AIM: Return verbatim the inclusive range of lines running from the line that contains "Clone this chart in matplotlib." to the line that contains "deficit_rbn = [190, 206, 330, 558, 296, 322, 288, 291, 259]". Omit every other line.

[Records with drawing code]
**********

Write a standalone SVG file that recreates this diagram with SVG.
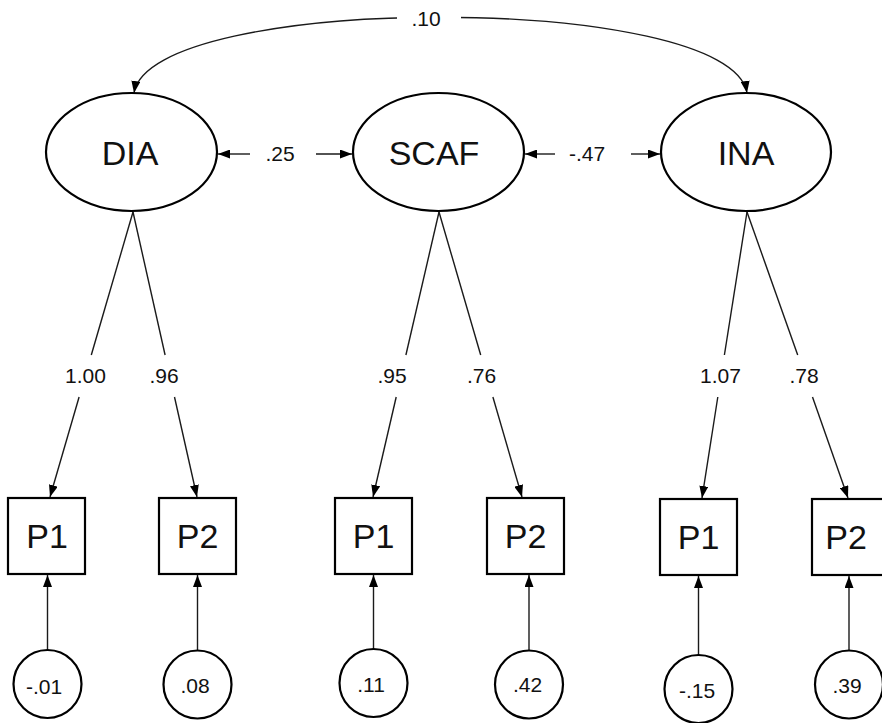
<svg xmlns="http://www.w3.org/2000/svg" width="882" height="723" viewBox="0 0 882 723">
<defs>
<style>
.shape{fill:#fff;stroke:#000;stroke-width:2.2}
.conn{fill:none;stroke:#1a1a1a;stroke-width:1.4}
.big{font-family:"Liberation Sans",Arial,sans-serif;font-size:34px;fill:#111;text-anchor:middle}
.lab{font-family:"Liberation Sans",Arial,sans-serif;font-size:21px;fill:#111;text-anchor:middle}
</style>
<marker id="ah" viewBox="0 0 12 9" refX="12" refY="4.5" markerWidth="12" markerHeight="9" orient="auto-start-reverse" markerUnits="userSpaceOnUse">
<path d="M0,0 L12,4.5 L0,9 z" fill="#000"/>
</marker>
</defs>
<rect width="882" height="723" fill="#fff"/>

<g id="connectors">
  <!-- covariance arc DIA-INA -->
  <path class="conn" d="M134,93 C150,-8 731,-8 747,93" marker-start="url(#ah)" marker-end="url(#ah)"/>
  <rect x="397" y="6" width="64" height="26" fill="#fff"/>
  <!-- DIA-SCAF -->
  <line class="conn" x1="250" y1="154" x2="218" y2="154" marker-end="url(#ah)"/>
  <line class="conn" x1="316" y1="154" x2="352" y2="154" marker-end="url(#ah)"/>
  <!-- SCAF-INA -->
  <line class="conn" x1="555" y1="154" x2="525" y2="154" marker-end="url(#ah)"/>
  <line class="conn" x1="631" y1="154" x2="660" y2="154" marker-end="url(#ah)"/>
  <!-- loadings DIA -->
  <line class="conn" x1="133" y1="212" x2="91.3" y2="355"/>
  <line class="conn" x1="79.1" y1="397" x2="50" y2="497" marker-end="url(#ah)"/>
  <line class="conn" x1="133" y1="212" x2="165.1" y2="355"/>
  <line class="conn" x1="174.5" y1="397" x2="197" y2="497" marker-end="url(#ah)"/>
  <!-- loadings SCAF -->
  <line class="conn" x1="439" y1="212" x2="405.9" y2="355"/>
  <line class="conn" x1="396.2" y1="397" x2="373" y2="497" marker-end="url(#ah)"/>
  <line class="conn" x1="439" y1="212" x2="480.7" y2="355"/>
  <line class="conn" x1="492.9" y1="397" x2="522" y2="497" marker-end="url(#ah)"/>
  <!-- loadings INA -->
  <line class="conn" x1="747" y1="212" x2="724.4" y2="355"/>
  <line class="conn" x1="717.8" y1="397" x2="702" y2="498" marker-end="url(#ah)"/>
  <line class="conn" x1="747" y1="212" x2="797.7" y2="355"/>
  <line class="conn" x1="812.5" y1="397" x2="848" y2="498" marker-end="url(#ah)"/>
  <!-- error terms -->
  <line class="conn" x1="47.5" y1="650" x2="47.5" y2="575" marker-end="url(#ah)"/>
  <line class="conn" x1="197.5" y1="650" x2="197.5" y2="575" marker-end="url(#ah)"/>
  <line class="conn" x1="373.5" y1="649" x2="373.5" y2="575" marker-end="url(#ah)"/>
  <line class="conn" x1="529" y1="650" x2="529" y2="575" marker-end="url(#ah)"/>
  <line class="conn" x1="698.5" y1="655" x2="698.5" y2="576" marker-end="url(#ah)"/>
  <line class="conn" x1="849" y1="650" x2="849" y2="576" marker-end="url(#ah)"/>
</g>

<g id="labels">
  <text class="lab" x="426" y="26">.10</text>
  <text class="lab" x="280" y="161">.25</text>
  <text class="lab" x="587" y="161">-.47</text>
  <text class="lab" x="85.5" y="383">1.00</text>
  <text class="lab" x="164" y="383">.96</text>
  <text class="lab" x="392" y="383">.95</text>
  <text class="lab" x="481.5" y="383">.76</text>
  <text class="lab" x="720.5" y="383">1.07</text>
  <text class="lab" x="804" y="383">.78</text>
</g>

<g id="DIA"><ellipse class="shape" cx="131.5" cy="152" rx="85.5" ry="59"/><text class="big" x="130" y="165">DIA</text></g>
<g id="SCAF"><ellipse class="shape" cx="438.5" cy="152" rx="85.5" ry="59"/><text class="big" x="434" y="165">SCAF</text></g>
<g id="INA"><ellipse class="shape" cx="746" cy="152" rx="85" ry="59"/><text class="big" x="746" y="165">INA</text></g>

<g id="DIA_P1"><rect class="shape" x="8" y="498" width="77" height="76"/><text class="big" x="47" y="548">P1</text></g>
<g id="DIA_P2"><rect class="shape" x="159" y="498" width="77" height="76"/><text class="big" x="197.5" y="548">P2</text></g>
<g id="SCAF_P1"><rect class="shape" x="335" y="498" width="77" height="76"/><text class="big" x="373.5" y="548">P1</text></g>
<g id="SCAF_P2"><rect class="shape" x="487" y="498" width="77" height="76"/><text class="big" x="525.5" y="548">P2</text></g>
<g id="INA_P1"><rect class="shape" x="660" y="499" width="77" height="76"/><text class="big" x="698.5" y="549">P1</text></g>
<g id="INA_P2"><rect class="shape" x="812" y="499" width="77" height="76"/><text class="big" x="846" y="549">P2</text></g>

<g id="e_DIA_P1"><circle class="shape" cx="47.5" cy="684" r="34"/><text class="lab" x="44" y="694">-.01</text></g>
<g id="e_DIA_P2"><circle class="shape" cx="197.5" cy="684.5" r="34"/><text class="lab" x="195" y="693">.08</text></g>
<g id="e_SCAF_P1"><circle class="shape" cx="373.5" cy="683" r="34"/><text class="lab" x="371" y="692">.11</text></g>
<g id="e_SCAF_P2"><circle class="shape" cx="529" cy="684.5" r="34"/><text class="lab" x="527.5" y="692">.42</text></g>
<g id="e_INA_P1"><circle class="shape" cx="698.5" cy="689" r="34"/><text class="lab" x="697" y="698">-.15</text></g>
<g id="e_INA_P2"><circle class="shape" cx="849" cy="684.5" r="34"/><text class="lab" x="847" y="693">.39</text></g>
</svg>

**********

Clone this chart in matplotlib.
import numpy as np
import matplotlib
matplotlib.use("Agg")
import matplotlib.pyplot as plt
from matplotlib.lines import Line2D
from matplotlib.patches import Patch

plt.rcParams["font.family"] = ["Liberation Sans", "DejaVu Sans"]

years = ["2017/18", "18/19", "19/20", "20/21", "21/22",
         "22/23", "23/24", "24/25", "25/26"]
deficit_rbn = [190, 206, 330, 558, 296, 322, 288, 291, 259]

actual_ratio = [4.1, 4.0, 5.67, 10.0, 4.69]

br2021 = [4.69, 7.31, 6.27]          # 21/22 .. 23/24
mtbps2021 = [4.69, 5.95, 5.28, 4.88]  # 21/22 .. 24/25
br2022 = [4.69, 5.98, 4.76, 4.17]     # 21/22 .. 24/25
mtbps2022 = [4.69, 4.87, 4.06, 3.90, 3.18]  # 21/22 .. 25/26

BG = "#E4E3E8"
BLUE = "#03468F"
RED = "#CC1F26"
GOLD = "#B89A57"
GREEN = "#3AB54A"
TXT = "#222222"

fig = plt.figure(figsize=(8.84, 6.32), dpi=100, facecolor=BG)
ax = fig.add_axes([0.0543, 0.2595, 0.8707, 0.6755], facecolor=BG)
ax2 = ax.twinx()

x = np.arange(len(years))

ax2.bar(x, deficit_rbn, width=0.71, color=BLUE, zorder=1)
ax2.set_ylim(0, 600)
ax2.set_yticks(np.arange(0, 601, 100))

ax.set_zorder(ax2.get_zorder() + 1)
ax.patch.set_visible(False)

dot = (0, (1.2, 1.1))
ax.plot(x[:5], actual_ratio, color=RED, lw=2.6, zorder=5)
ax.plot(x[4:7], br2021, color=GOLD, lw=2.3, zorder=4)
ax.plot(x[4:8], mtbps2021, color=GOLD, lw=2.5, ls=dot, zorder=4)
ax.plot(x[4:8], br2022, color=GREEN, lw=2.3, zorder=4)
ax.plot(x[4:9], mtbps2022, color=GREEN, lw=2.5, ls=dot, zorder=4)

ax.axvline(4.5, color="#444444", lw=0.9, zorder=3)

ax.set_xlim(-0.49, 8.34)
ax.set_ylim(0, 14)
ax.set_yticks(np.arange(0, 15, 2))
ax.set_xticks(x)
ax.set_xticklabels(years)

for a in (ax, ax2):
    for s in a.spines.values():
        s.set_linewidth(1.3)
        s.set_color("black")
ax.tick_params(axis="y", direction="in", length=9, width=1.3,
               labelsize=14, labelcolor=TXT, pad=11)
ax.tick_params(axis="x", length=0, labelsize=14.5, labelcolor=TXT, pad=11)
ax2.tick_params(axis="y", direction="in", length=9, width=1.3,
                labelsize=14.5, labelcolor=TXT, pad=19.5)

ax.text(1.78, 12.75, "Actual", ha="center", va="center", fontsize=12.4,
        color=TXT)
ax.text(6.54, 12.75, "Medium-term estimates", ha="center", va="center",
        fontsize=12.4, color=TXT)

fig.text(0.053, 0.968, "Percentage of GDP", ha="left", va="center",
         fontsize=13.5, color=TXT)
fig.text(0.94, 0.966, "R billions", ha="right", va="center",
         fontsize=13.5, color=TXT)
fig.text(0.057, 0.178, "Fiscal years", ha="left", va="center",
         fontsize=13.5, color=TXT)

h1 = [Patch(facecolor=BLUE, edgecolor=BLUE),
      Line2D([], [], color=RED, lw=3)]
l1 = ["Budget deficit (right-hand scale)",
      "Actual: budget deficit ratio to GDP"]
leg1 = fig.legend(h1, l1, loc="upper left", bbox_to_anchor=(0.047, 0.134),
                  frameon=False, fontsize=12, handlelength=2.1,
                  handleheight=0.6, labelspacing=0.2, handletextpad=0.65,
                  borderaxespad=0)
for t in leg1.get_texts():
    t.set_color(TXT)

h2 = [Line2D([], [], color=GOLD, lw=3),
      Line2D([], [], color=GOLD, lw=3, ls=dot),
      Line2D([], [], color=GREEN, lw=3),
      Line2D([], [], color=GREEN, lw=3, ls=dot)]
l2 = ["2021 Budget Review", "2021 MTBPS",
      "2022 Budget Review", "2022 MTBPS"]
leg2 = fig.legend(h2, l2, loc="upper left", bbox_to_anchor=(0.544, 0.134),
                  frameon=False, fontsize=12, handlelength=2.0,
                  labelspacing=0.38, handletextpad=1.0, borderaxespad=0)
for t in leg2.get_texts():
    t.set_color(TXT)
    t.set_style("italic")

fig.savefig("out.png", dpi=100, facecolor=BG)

**********

ANSWER TO THE TASK:
Clone this chart in matplotlib.
import numpy as np
import matplotlib
matplotlib.use("Agg")
import matplotlib.pyplot as plt
from matplotlib.lines import Line2D
from matplotlib.patches import Patch

plt.rcParams["font.family"] = ["Liberation Sans", "DejaVu Sans"]

years = ["2017/18", "18/19", "19/20", "20/21", "21/22",
         "22/23", "23/24", "24/25", "25/26"]
deficit_rbn = [190, 206, 330, 558, 296, 322, 288, 291, 259]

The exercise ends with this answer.